- Stallo, Mississippi Stallo, Mississippi
- Coordinates: 32°55′12″N 89°06′02″W﻿ / ﻿32.92000°N 89.10056°W
- Country: United States
- State: Mississippi
- County: Neshoba
- Elevation: 489 ft (149 m)
- Time zone: UTC-6 (Central (CST))
- • Summer (DST): UTC-5 (CDT)
- Area code: 601
- GNIS feature ID: 692242

= Stallo, Mississippi =

Unincorporated community in Mississippi, US

Stallo (also known as Maurine), is an unincorporated community located in Neshoba County, Mississippi, United States.

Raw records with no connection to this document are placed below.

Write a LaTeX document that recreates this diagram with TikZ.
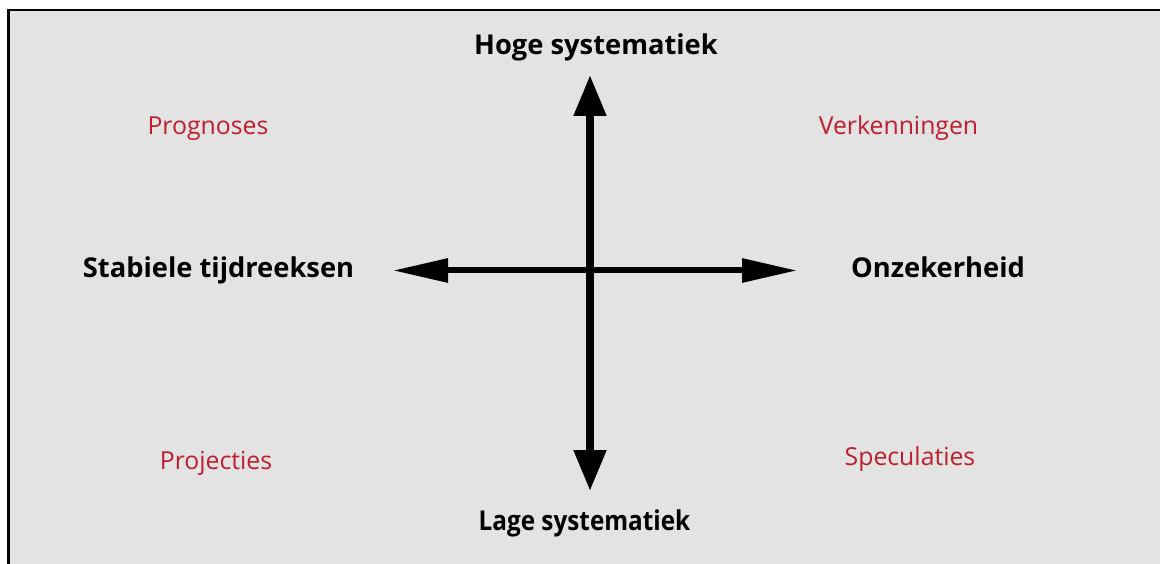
\documentclass[tikz,border=0pt]{standalone}
\usepackage{fontspec}
\setmainfont{Open Sans}
\usetikzlibrary{arrows.meta}
\definecolor{panel}{RGB}{227,227,227}
\definecolor{quadred}{RGB}{190,30,45}
\begin{document}
\begin{tikzpicture}[x=1pt,y=-1pt,
  axislabel/.style={font=\fontsize{27.3}{32}\selectfont\bfseries, text=black, inner sep=0pt, anchor=base},
  quadlabel/.style={font=\fontsize{24.8}{30}\selectfont, text=quadred, inner sep=0pt, anchor=base},
  harrow/.style={line width=6pt, {Triangle[length=55pt,width=23pt]}-{Triangle[length=55pt,width=23pt]}},
  varrow/.style={line width=8pt, {Triangle[length=41pt,width=31pt]}-{Triangle[length=41pt,width=31pt]}}]
  % page and panel
  \useasboundingbox (0,0) rectangle (1160,564);
  \fill[white] (0,0) rectangle (1160,564);
  \fill[panel] (8.6,10.2) rectangle (1160,564);
  \draw[line width=2.3pt] (8.6,564) -- (8.6,10.2) -- (1160,10.2);

  % axis end points
  \coordinate (top) at (590,75);
  \coordinate (bottom) at (590,491);
  \coordinate (left) at (393,270.5);
  \coordinate (right) at (797,270.5);

  % axes
  \draw[varrow] (bottom) -- (top);
  \draw[harrow] (left) -- (right);

  % axis labels
  \node[axislabel] (hoog) at (596,55) {Hoge systematiek};
  \node[axislabel] (laag) at (584.5,530) {\scalebox{0.89}[1]{Lage systematiek}};
  \node[axislabel] (stabiel) at (218.5,277.8) {Stabiele tijdreeksen};
  \node[axislabel] (onzeker) at (938,277.5) {Onzekerheid};

  % quadrant labels
  \node[quadlabel] (prog) at (208,135) {Prognoses};
  \node[quadlabel] (verk) at (898.5,135) {Verkenningen};
  \node[quadlabel] (proj) at (216,469) {Projecties};
  \node[quadlabel] (spec) at (910,465.7) {Speculaties};
\end{tikzpicture}
\end{document}
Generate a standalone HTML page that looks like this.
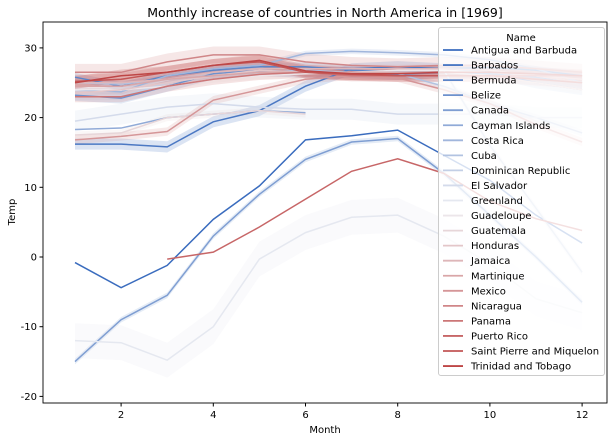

Stallo is approximately 10 mi north of Philadelphia along Mississippi Highway 15.

Stallo is located on the former Gulf, Mobile and Ohio Railroad. The community was known as Maurine from 1905 until 1908. In 1910, Stallo had three sawmills, two general stores, a drugstore, and hardware store. From 1908 until 1953, Stallo had its own post office. During its 45 years of the operation, five people served as postmaster.

Stallo is served by the Stallo Volunteer Fire Department.

James Young, the first African-American mayor of Philadelphia, Mississippi, was raised on a farm in Stallo, Mississippi.